BUS
yang saya tumpangi berlari seperti kuda larat musabab jalanan yang rusak
parah. Lubang-lubang selebar tempayan menganga bak kubangan sapi dikala musim
hujan. Gambaran ini pernah saya lihat ketika menonton film Tanah Surga, dimana
aspal dan tanah saling bersenjangan. Kini saya rasakan. Konon kabarnya jalanan rusak ini merupakan tanah surga. Saking penasarannya, saya tandaskan jalan Lintas
Malindo hingga tak bersisa, sampai saya tiba di sebuah tempat bernama
Entikong. Melewati Entikong, habis sudah
Indonesia, pagar pembatas menyortir satu-persatu pelintas batas. Bagi penerabas
tak berizin lengkap paling hanya bisa lari lingkang pukang berkejaran dengan
petugas karena masalah sepele, yakni gagal
menyelundupkan narkotika.
Panas menjerang di Pontianak melengkapi
suasana seharian berkeliling menyusuri sungai Landak.
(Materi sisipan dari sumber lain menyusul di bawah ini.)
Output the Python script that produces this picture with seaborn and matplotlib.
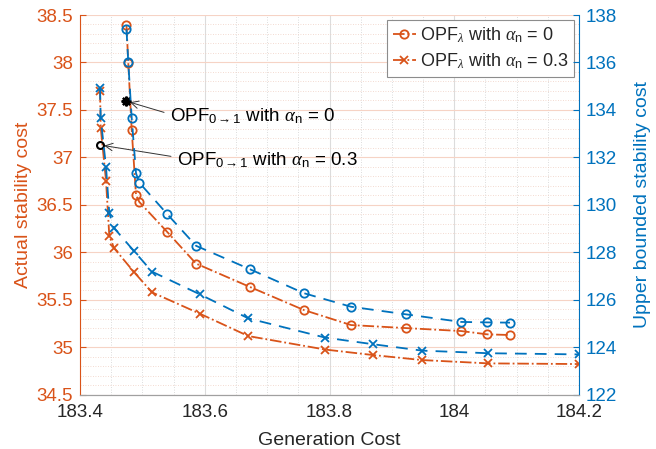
import matplotlib

matplotlib.use("Agg")
import matplotlib.pyplot as plt
import seaborn as sns
from matplotlib.ticker import MultipleLocator

# OPF_lambda sweep, alpha_n = 0
gen_a0 = [183.4745, 183.4774, 183.4829, 183.4898, 183.4951, 183.5400, 183.5860,
          183.6726, 183.7591, 183.8345, 183.9226, 184.0108, 184.0530, 184.0894]
actual_a0 = [38.395, 37.994, 37.288, 36.602, 36.529, 36.212, 35.880,
             35.633, 35.390, 35.232, 35.200, 35.169, 35.134, 35.127]
upper_a0 = [137.40, 136.01, 133.65, 131.33, 130.93, 129.60, 128.27,
            127.28, 126.27, 125.70, 125.38, 125.06, 125.04, 125.03]

# OPF_lambda sweep, alpha_n = 0.3
gen_a03 = [183.4321, 183.4332, 183.4417, 183.4470, 183.4545, 183.4858, 183.5154,
           183.5924, 183.6698, 183.7928, 183.8697, 183.9483, 184.0546, 184.2000]
actual_a03 = [37.699, 37.312, 36.755, 36.170, 36.044, 35.796, 35.577,
              35.351, 35.116, 34.974, 34.916, 34.863, 34.828, 34.821]
upper_a03 = [134.92, 133.64, 131.60, 129.64, 129.02, 128.07, 127.18,
             126.22, 125.21, 124.40, 124.12, 123.85, 123.74, 123.69]

# OPF_{0->1} solutions
opf01_gen = [183.4737, 183.4321]
opf01_cost = [37.593, 37.130]

x_ticks = [183.4, 183.6, 183.8, 184.0, 184.2]
x_tick_labels = ["183.4", "183.6", "183.8", "184", "184.2"]
left_ticks = [34.5, 35, 35.5, 36, 36.5, 37, 37.5, 38, 38.5]
left_tick_labels = ["34.5", "35", "35.5", "36", "36.5", "37", "37.5", "38", "38.5"]
right_ticks = [122, 124, 126, 128, 130, 132, 134, 136, 138]

ORANGE = "#D95319"
BLUE = "#0072BD"
DARK = "#262626"

sns.set_style("white")
plt.rcParams["font.family"] = ["Liberation Sans", "DejaVu Sans"]
plt.rcParams["mathtext.fontset"] = "custom"
plt.rcParams["mathtext.rm"] = "Liberation Sans"
plt.rcParams["mathtext.it"] = "Liberation Serif:italic"
plt.rcParams["mathtext.sf"] = "Liberation Sans"

fig = plt.figure(figsize=(6.56, 4.49), dpi=100)
ax = fig.add_axes([80 / 656, 1 - 394.5 / 449, 499 / 656, 379.5 / 449])
ax2 = ax.twinx()

line_kw = dict(lw=1.3, markersize=6, markerfacecolor="none", markeredgewidth=1.3, sort=False)
blue_dash = (0, (6.5, 4.5))

l1 = sns.lineplot(x=gen_a0, y=actual_a0, ax=ax, color=ORANGE, marker="o",
                  markeredgecolor=ORANGE, linestyle="-.", **line_kw).lines[-1]
l2 = sns.lineplot(x=gen_a03, y=actual_a03, ax=ax, color=ORANGE, marker="x",
                  markeredgecolor=ORANGE, linestyle="-.", **line_kw).lines[-1]
sns.lineplot(x=gen_a0, y=upper_a0, ax=ax2, color=BLUE, marker="o",
             markeredgecolor=BLUE, linestyle=blue_dash, **line_kw)
sns.lineplot(x=gen_a03, y=upper_a03, ax=ax2, color=BLUE, marker="x",
             markeredgecolor=BLUE, linestyle=blue_dash, **line_kw)

# OPF_{0->1} markers
ax.plot(opf01_gen[0], opf01_cost[0], marker=(8, 2, 0), color="black", ms=7, mew=1.6, zorder=5)
ax.plot(opf01_gen[1], opf01_cost[1], marker="o", color="black", mfc="none", ms=5, mew=1.5, zorder=5)

arrow = dict(arrowstyle="->", color="#333333", lw=0.7, shrinkA=2, shrinkB=3, relpos=(0, 0.62))
ax.annotate(r"OPF$_{0\rightarrow1}$ with $\alpha_\mathrm{n}$ = 0",
            xy=(opf01_gen[0], opf01_cost[0]), xytext=(183.5443, 37.43),
            fontsize=13.5, color="black", ha="left", va="center", arrowprops=arrow)
ax.annotate(r"OPF$_{0\rightarrow1}$ with $\alpha_\mathrm{n}$ = 0.3",
            xy=(opf01_gen[1], opf01_cost[1]), xytext=(183.5555, 36.975),
            fontsize=13.5, color="black", ha="left", va="center", arrowprops=arrow)

ax.set_xlim(183.4, 184.2)
ax.set_ylim(34.5, 38.5)
ax2.set_ylim(122, 138)

ax.set_xticks(x_ticks, x_tick_labels)
ax.set_yticks(left_ticks, left_tick_labels)
ax2.set_yticks(right_ticks, [str(t) for t in right_ticks])
ax.xaxis.set_minor_locator(MultipleLocator(0.05))
ax.yaxis.set_minor_locator(MultipleLocator(0.1))

ax.grid(which="major", axis="x", color="#dcdcdc", lw=0.8)
ax.grid(which="minor", axis="x", color="#d0d0d0", lw=0.6, ls=(0, (1, 2)))
ax.grid(which="major", axis="y", color="#f6d3c5", lw=0.8)
ax.grid(which="minor", axis="y", color="#f0cfc2", lw=0.6, ls=(0, (1, 2)))
ax.set_axisbelow(True)

ax.tick_params(axis="x", which="major", direction="in", length=4, labelsize=13.5,
               colors=DARK, pad=7)
ax.tick_params(axis="y", which="major", direction="in", length=4, labelsize=13.5,
               colors=ORANGE, pad=5)
ax.tick_params(which="minor", length=0)
ax2.tick_params(axis="y", which="major", direction="in", length=4, labelsize=13.5,
                colors=BLUE, pad=5)

for a in (ax, ax2):
    a.spines["top"].set_visible(False)
    a.spines["bottom"].set_color("#a0a0a0")
ax.spines["left"].set_color(ORANGE)
ax.spines["right"].set_visible(False)
ax2.spines["left"].set_visible(False)
ax2.spines["right"].set_color(BLUE)

ax.set_xlabel("Generation Cost", fontsize=14, color=DARK, labelpad=8)
ax.set_ylabel("Actual stability cost", fontsize=14, color=ORANGE, labelpad=3)
ax2.set_ylabel("Upper bounded stability cost", fontsize=14, color=BLUE, labelpad=12)

leg = ax.legend([l1, l2],
                [r"OPF$_\lambda$ with $\alpha_\mathrm{n}$ = 0",
                 r"OPF$_\lambda$ with $\alpha_\mathrm{n}$ = 0.3"],
                loc="upper right", fontsize=13, frameon=True, fancybox=False,
                edgecolor="#8c8c8c", framealpha=1, handlelength=1.3,
                handletextpad=0.2, borderpad=0.3, labelspacing=0.35,
                borderaxespad=0.28)
leg.get_frame().set_linewidth(0.8)

fig.savefig("out.png", dpi=100)
plt.close(fig)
Hilir sungai Landak
ternyata bertemu di sungai Kapuas yang menjadi sungai terpanjang di Indonesia. Kedua
sungai bermuara menjadi satu, bersama menuju laut, seolah membelah Pontianak
menjadi dua.
Ada garis imajiner bernama khatulistiwa dianugrahi Tuhan untuk Pontianak. Garis yang membelah bumi menjadi sama besarnya itu persis melintas di sisi utara sungai Kapuas. Sebuah kayu ulin
pun ditancapkan untuk menandai keberadaan garis khatulistiwa. Penanda mana bumi bagian utara dan selatan. Konon pada
tanggal tertentu, muncul fenomena yang disebut ekinoks, bayangan benda niscaya
hilang karena matahari benar-benar berada diatas, vertikal tegak lurus. Bukan
main.
Menurut saya, entah kenapa
suasana di tempat kapal-kapal berlabuh selalu suram. Selalu terasa panas,
keras, kasar dan penuh marabahaya. Malam ini saya sedikit beruntung, mendapatkan
penginapan di dekat pelabuhan. Artinya harus ekstra waspada. Benar saja, baru
lima menit berada di kamar, sosok seseorang yang mengikuti dari warung tadi,
sudah mengetuk pintu. Bisa-bisanya penginapan ini dimasuki orang dengan bebas.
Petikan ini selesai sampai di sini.